Three Lines
2023 CARD Fellows
Three Lines brings together the work of artists Tina Villadolid, Paloma Vianey, and Anne C. Smith, whose paths first crossed in 2023 as the inaugural CARD Fellows (the Collaborative Arts Resource District Fellowship Program of The Phillips Collection, the Nicholson Project, and DC Public Library). Although their backgrounds and work are different, they discovered a shared sensitivity to places of origin, family, and art making that forged a bond between them. Showing together for the first time, the three artists pick up on the significance of line that underlies their work, conversations, and fellowship:
line as length
line as lineage
line as border
line as path
line as distance
line as time
to line with silver
to line with light
Along with works from each individual artist, the exhibition will also include three collaborative pieces which the artists passed to each other through the mail.
IMAGES (left to right): Tina Villadolid, I Am an Archipelago, 2023, Washed muslin, Rust-Oleum, bamboo timber, Manila hemp made in China, Lola’s needle and thread, chemically silvered portrait, rice, embalmed banana leaves, 11 x 13 x 5 ft., Courtesy of the artist; Paloma Vianey, Vivimos dentro de la reja, 2024, Oil on canvas, 39 x 39 in.; Courtesy of the artist; Anne C. Smith, Break, 2018, Charcoal, graphic, and colored pencil, 43 x 58 in., Courtesy of the artist
About Tina Villadolid
Tina Villadolid’s creative practice is reclamation of her complex inheritances as a Filipina American. Through temporal installation and action-based work she calls “ritual interventions,” she embodies resilience to generational trauma caused by American colonialism at historical sites where Philippine stories are diminished or erased. In reclamation of her matriarchal lineage of Filipina shamans, she regenerates a feminine iconography by layering images of herself with those of her ancestors.
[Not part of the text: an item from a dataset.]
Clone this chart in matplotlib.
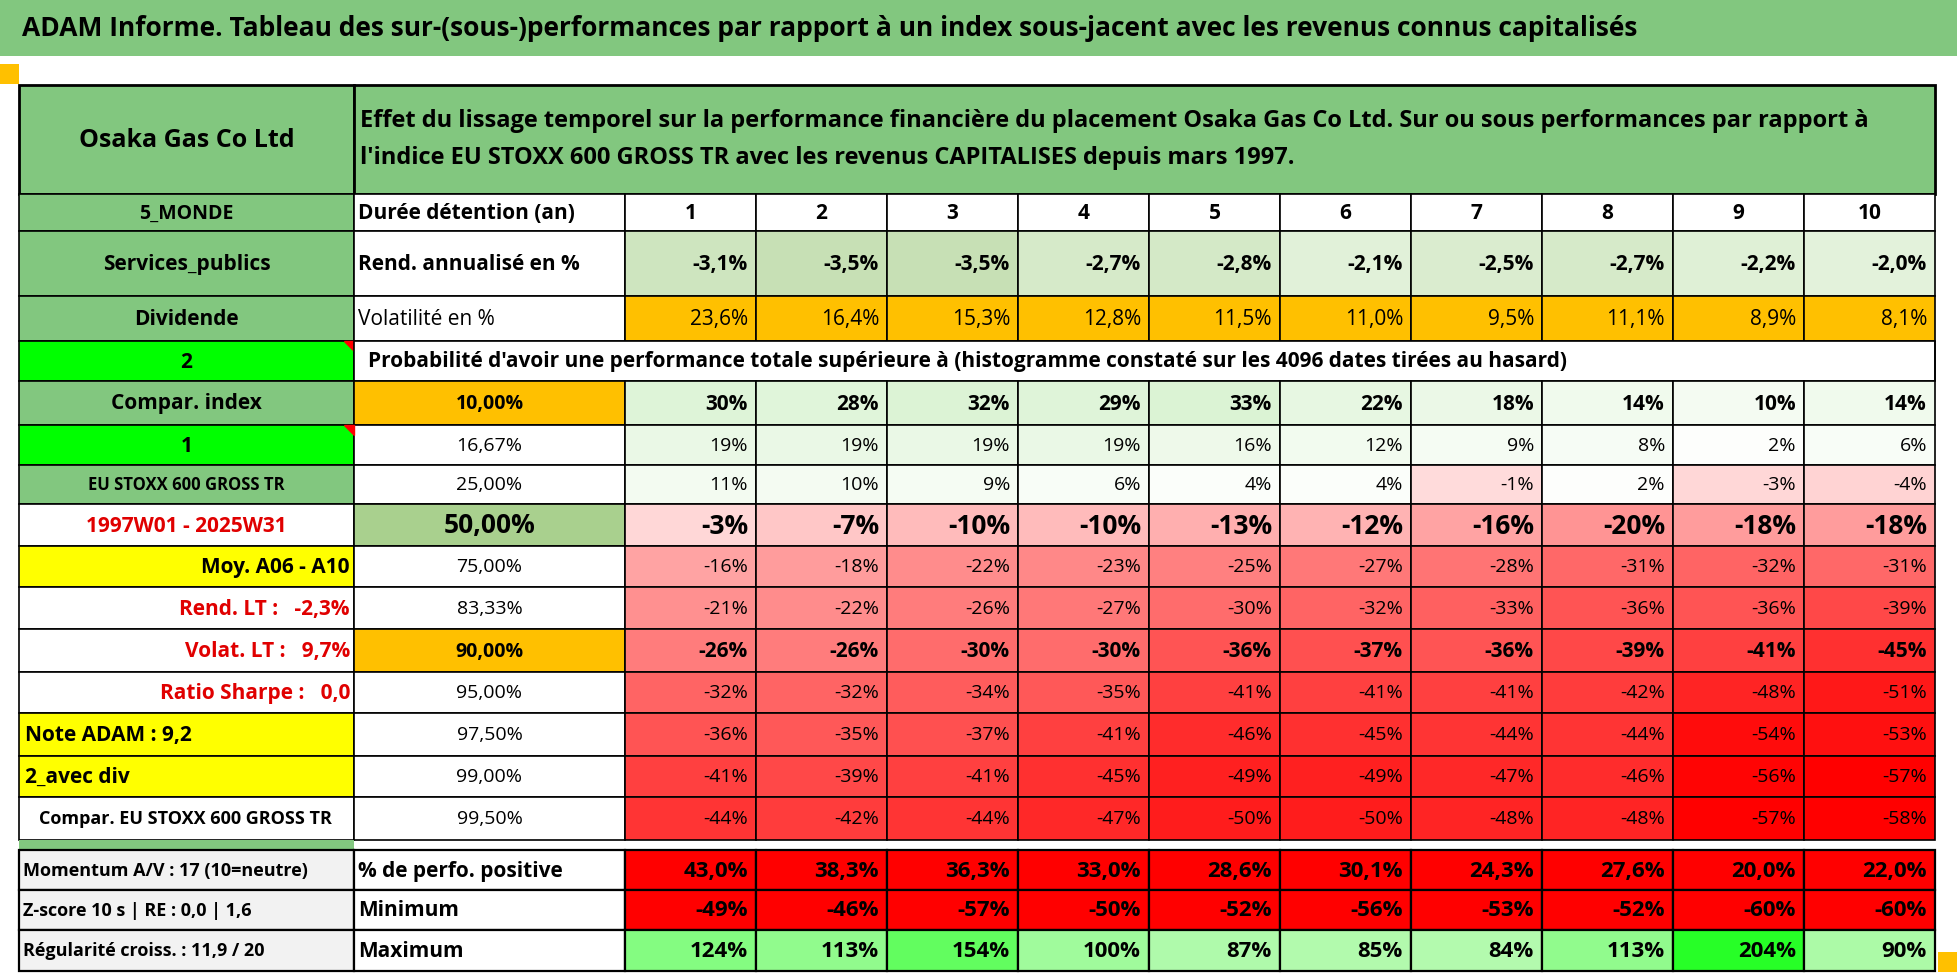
import matplotlib.pyplot as plt
from matplotlib.patches import Rectangle, Polygon

plt.rcParams['font.family'] = ['Liberation Sans Narrow', 'Open Sans', 'DejaVu Sans']

title = "ADAM Informe. Tableau des sur-(sous-)performances par rapport à un index sous-jacent avec les revenus connus capitalisés"
subtitle = ("Effet du lissage temporel sur la performance financière du placement Osaka Gas Co Ltd. Sur ou sous performances par rapport à\n"
            "l'indice EU STOXX 600 GROSS TR avec les revenus CAPITALISES depuis mars 1997.")
years = [1, 2, 3, 4, 5, 6, 7, 8, 9, 10]
rend = [-3.1, -3.5, -3.5, -2.7, -2.8, -2.1, -2.5, -2.7, -2.2, -2.0]
vol = [23.6, 16.4, 15.3, 12.8, 11.5, 11.0, 9.5, 11.1, 8.9, 8.1]
quantiles = ["10,00%", "16,67%", "25,00%", "50,00%", "75,00%", "83,33%",
             "90,00%", "95,00%", "97,50%", "99,00%", "99,50%"]
prob = [
    [30, 28, 32, 29, 33, 22, 18, 14, 10, 14],
    [19, 19, 19, 19, 16, 12, 9, 8, 2, 6],
    [11, 10, 9, 6, 4, 4, -1, 2, -3, -4],
    [-3, -7, -10, -10, -13, -12, -16, -20, -18, -18],
    [-16, -18, -22, -23, -25, -27, -28, -31, -32, -31],
    [-21, -22, -26, -27, -30, -32, -33, -36, -36, -39],
    [-26, -26, -30, -30, -36, -37, -36, -39, -41, -45],
    [-32, -32, -34, -35, -41, -41, -41, -42, -48, -51],
    [-36, -35, -37, -41, -46, -45, -44, -44, -54, -53],
    [-41, -39, -41, -45, -49, -49, -47, -46, -56, -57],
    [-44, -42, -44, -47, -50, -50, -48, -48, -57, -58],
]
pos_perf = [43.0, 38.3, 36.3, 33.0, 28.6, 30.1, 24.3, 27.6, 20.0, 22.0]
minimum = [-49, -46, -57, -50, -52, -56, -53, -52, -60, -60]
maximum = [124, 113, 154, 100, 87, 85, 84, 113, 204, 90]
left_labels = ["Compar. index", "1", "EU STOXX 600 GROSS TR", "1997W01 - 2025W31",
               "Moy. A06 - A10", "Rend. LT :   -2,3%", "Volat. LT :   9,7%",
               "Ratio Sharpe :   0,0", "Note ADAM : 9,2", "2_avec div",
               "Compar. EU STOXX 600 GROSS TR"]
bottom_labels = ["Momentum A/V : 17 (10=neutre)", "Z-score 10 s | RE : 0,0 | 1,6",
                 "Régularité croiss. : 11,9 / 20"]
bottom_names = ["% de perfo. positive", "Minimum", "Maximum"]

HG = '#82c77f'
BG = '#00ff00'
YEL = '#ffff00'
ORA = '#ffc000'

fig = plt.figure(figsize=(19.58, 9.77), dpi=100)
ax = fig.add_axes([0, 0, 1, 1])
ax.set_xlim(0, 1958)
ax.set_ylim(977, 0)
ax.axis('off')

x0, x1, x2, xe = 19, 354, 625, 1935
cw = (xe - x2) / 10
cx = [x2 + i * cw for i in range(11)]
rows_y = [85, 194, 231, 296, 341, 381, 425, 465, 504, 546, 587, 629, 672, 713, 756, 797, 840, 850, 890, 930, 971]


def cell(xa, xb, ya, yb, fc='white', text=None, ha='center', size=14, bold=False,
         color='black', lw=1.2, pad=8):
    ax.add_patch(Rectangle((xa, ya), xb - xa, yb - ya, facecolor=fc, edgecolor='black', lw=lw))
    if text is not None:
        tx = {'center': (xa + xb) / 2, 'left': xa + pad, 'right': xb - pad}[ha]
        ax.text(tx, (ya + yb) / 2 + 1, text, ha=ha, va='center', fontsize=size,
                fontweight='bold' if bold else 'normal', color=color, clip_on=True)


def mix(c1, c2, t):
    t = max(0.0, min(1.0, t))
    return tuple(a + (b - a) * t for a, b in zip(c1, c2))


def prob_color(v):
    if v >= 0:
        return mix((1, 1, 1), (0.85, 0.95, 0.82), v / 35)
    return mix((1, 0.86, 0.86), (1, 0, 0), (-v - 2) / 55)


def max_color(v):
    return mix((0.72, 0.98, 0.70), (0.15, 1.0, 0.15), (v - 80) / 125)


# title bar
ax.add_patch(Rectangle((0, 0), 1958, 56, facecolor=HG, edgecolor='none'))
ax.text(22, 29, title, ha='left', va='center', fontsize=19, fontweight='bold')
ax.add_patch(Rectangle((0, 64), 19, 20, facecolor=ORA, edgecolor='none'))
ax.add_patch(Rectangle((1938, 952), 20, 20, facecolor=ORA, edgecolor='none'))

# header
cell(x0, x1, rows_y[0], rows_y[1], HG, "Osaka Gas Co Ltd", size=18, bold=True, lw=2)
cell(x1, xe, rows_y[0], rows_y[1], HG, lw=2)
ax.text(x1 + 6, (rows_y[0] + rows_y[1]) / 2, subtitle, ha='left', va='center',
        fontsize=17, fontweight='bold', linespacing=1.75)

y = rows_y
cell(x0, x1, y[1], y[2], HG, "5_MONDE", size=14, bold=True)
cell(x1, x2, y[1], y[2], 'white', "Durée détention (an)", ha='left', size=15, bold=True, pad=4)
for i, v in enumerate(years):
    cell(cx[i], cx[i + 1], y[1], y[2], 'white', str(v), size=15, bold=True)

cell(x0, x1, y[2], y[3], HG, "Services_publics", size=15, bold=True)
cell(x1, x2, y[2], y[3], 'white', "Rend. annualisé en %", ha='left', size=15, bold=True, pad=4)
for i, v in enumerate(rend):
    fc = mix((0.78, 0.88, 0.71), (0.89, 0.95, 0.86), (v + 3.5) / 1.5)
    cell(cx[i], cx[i + 1], y[2], y[3], fc, f"{v:.1f}%".replace('.', ','), ha='right', size=15, bold=True)

cell(x0, x1, y[3], y[4], HG, "Dividende", size=15, bold=True)
cell(x1, x2, y[3], y[4], 'white', "Volatilité en %", ha='left', size=15, pad=4)
for i, v in enumerate(vol):
    cell(cx[i], cx[i + 1], y[3], y[4], ORA, f"{v:.1f}%".replace('.', ','), ha='right', size=15)

cell(x0, x1, y[4], y[5], BG, "2", size=15, bold=True)
ax.add_patch(Polygon([[x1 - 10, y[4]], [x1, y[4]], [x1, y[4] + 10]], color='red'))
cell(x1, cx[10], y[4], y[5], 'white')
ax.text(x1 + 14, (y[4] + y[5]) / 2, "Probabilité d'avoir une performance totale supérieure à "
        "(histogramme constaté sur les 4096 dates tirées au hasard)",
        ha='left', va='center', fontsize=15, fontweight='bold')
cell(cx[10], xe, y[4], y[5], 'white')

left_style = [
    (HG, 'center', 15, True, 'black'),
    (BG, 'center', 15, True, 'black'),
    (HG, 'center', 12, True, 'black'),
    ('white', 'center', 15, True, '#e00000'),
    (YEL, 'right', 15, True, 'black'),
    ('white', 'right', 15, True, '#e00000'),
    ('white', 'right', 15, True, '#e00000'),
    ('white', 'right', 15, True, '#e00000'),
    (YEL, 'left', 15, True, 'black'),
    (YEL, 'left', 15, True, 'black'),
    ('white', 'left', 13, True, 'black'),
]
q_fc = {0: ORA, 3: '#a9d08e', 6: ORA}
bold_rows = {0, 3, 6}
for r in range(11):
    ya, yb = y[5 + r], y[6 + r]
    fc, ha, sz, bd, col = left_style[r]
    cell(x0, x1, ya, yb, fc, left_labels[r], ha=ha, size=sz, bold=bd, color=col,
         pad=4 if ha == 'right' else 20 if r == 10 else 6)
    big = 19 if r == 3 else 15
    cell(x1, x2, ya, yb, q_fc.get(r, 'white'), quantiles[r], size=big if r == 3 else 14,
         bold=r in bold_rows)
    for i, v in enumerate(prob[r]):
        cell(cx[i], cx[i + 1], ya, yb, prob_color(v), f"{v}%", ha='right',
             size=big if r == 3 else 15 if r in bold_rows else 14, bold=r in bold_rows)
ax.add_patch(Polygon([[x1 - 10, y[6]], [x1, y[6]], [x1, y[6] + 10]], color='red'))

# spacer
ax.add_patch(Rectangle((x0, y[16]), x1 - x0, y[17] - y[16], facecolor=HG, edgecolor='none'))

for k in range(3):
    ya, yb = y[17 + k], y[18 + k]
    cell(x0, x1, ya, yb, '#f2f2f2', bottom_labels[k], ha='left', size=13, bold=True, pad=4, lw=1.6)
    cell(x1, x2, ya, yb, 'white', bottom_names[k], ha='left', size=15, bold=True, pad=4, lw=1.6)
    for i in range(10):
        if k == 0:
            fc, t = '#ff0000', f"{pos_perf[i]:.1f}%".replace('.', ',')
        elif k == 1:
            fc, t = '#ff0000', f"{minimum[i]}%"
        else:
            fc, t = max_color(maximum[i]), f"{maximum[i]}%"
        cell(cx[i], cx[i + 1], ya, yb, fc, t, ha='right', size=16, bold=True, lw=1.6)

fig.savefig('out.png', dpi=100)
Playing with scale, illumination, and materiality, Villadolid’s work physicalizes a power shift.
About Paloma Vianey
Paloma Vianey creates work about her hometown of Ciudad Juárez, Mexico, challenging the single narrative of danger told in the US about her home city. Her sculptural paintings are highly detailed and sensitive to color, featuring images of specific buildings and streets captured in the absence of people. She sometimes wraps these images in a protective layer like a chamarra, or jacket, partly zipped. In other works, she disrupts the landscape at the border with brutal knots tied into the canvas or by painting over and peeling away a layer of soft tulle.
About Anne C. Smith
Anne C. Smith makes drawings that are influenced by nighttime observations of landscape and home, and also are reflective of an internal space. In drawing, she seeks to meet uncertainty with awareness and the possibility of finding balance. As such her drawing practice becomes a practice of navigation. In these drawings, she constructs silvery architectures of line using pencil on a charcoal ground. These forms span the drawing surface and are not planned ahead, but drawn into the charcoal and emerge piece by piece, as if by feeling one’s way through the dark. For Smith, line is a path traveled, a process of continual unfolding and revealing.
Phillips@THEARC
The Phillips Collection’s workshop and gallery at the Town Hall Education Arts Recreation Campus (THEARC) provides a space to view, discuss, make, and exhibit art. Our programs are co-created with our partners and participants to encourage authentic community dialogue, community planning, and community action. Our work is about making friends, sustaining relationships, and bringing joy.